The most powerful/your favourite medium: picture, words, sounds? Anything else?
   Let me start by saying that I don’t think that any medium can be inherently more powerful than any other medium. One piece of art work can be more subjectively powerful than another, and that may be due in part to the medium and how appropriate it is to the work or how well it’s handled but it wont be solely because of the medium.
   My favorite mediums, if we’re talking materials, are charcoal and pastel, photocopies, paper (cut and woven), photography, etching, and oils probably, at least these are my most commonly used. I’m recently getting really into porcelain molding, flip books, and getting back into sculpture but I haven’t acted on any of this very much yet, I’m a slow mover sometimes. I’m starting to think about gifs in a way I’ve never thought of them as well, let’s say I’m considering them.  In the past I’ve been drawn to textiles, hand sewing, transparencies, light boxes, and sometimes hand built ceramics. 

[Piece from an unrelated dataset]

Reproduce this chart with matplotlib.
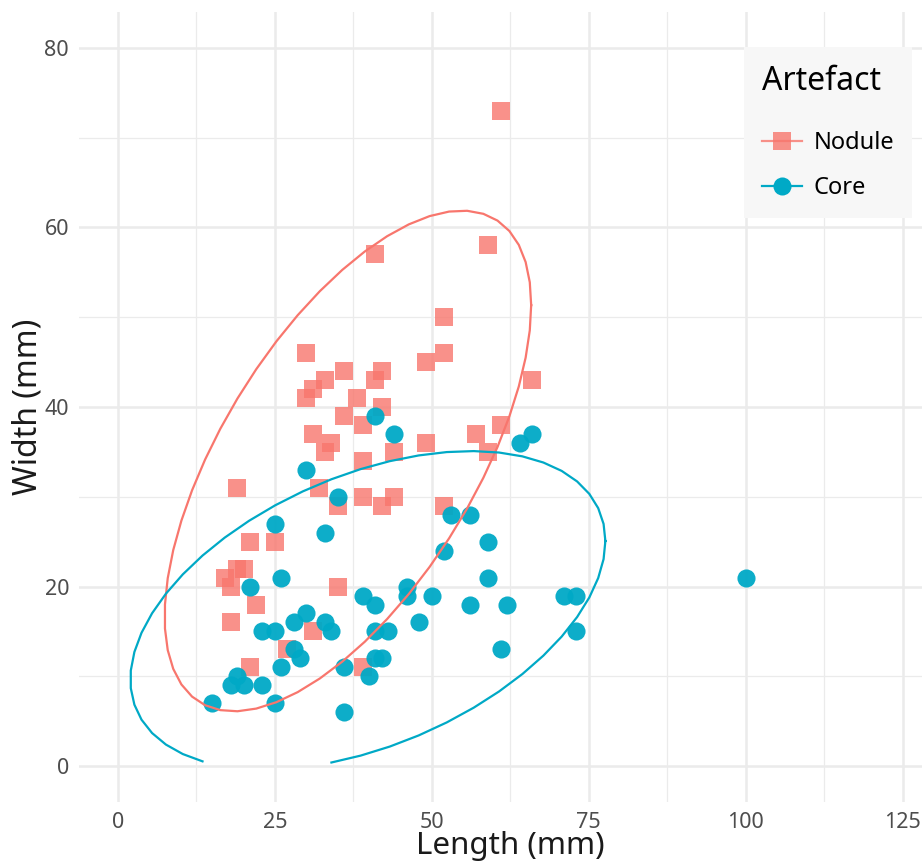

   As for the second part of the question, I use text on the rare occasion but I’m almost strictly and proudly an image maker, whether it be in two or three dimensions. 
 

 
Plans for future (of your work)?
   For the immediate future, in the studio I’m planning on getting into porcelain molds and getting back into sculpture, I have two on-going collaborative projects going with my studio mate Ricardo Contreras, one of which we’re getting ready to get into in earnest, and I’m starting a new body of large works that I’m really excited about (you can check my website and tumblr for updates through-out the summer!) I’m also working on a curatorial proposal and I’ll be putting out a zine and related submission-based blog called Letters to Ghosts later this summer. 
    I just de-installed two shows, and am opening another group show in a week but after that I’ll be working on more calls for entry, and residency applications for next year. I really want to go to this year long residency just outside of Paris! 
    My longer term goals include grad school within two or three years, hopefully in New York but not necessarily, and eventually teaching on the university level along side my studio practice. I could definitely work in the gallery or museum circuit somewhere in between! I’ve worked in a couple museums and I like how museums can impact a community if they’re run the right way and have an invigorated staff and fresh approach to education programs.  
 
 
  
Anything you'd like to add? Maybe a song, a picture, hello to friends and family?
Thanks for the interview and the opportunity to talk about my work! 
you can find me elsewhere on the internet:
prints of my work are for sale on artflakes.com
and here are some excellent peers that I’m inspired by:
I just want to shout out to magnet programs here; Both my former middle and high school are public magnet arts programs, and they are absolutely amazing. To everyone who says that magnet programs create elitist privileged students or are a brain drain on the schools in the area, I say this: the United States public school system is there supposedly to provide quality elite education to all its citizens which means that high caliber programs in the arts, academics, and vocational schools are something to strive for rather than reject. It is impossible to claim that other schools do not do well because there is a better program in the area, the state of those other schools rests in the hands of government funding for good teachers, and since teachers are paid in unicorn tears and fairy wishes, very few highly educated top tier students decide to specialize in education or become teachers meaning that the system is only working for some students and not others. This is not the fault of the program that is working, those programs are progressive, innovative and invigorated so they attract progressive, innovative, and invigorated teachers.
    These schools are the reason I am where I am. They are the reason I had the courage and the tools to pursue my work, they are the reason I went to a private art university for free, and they are responsible for shaping and honing hundreds if not thousands of amazingly talented individuals who are more well rounded and have a fuller sense of themselves and their abilities thanks to their arts education. There are many programs like this around the country, although not enough, and they are under constant attack and threat of being shut down when they should be emulated.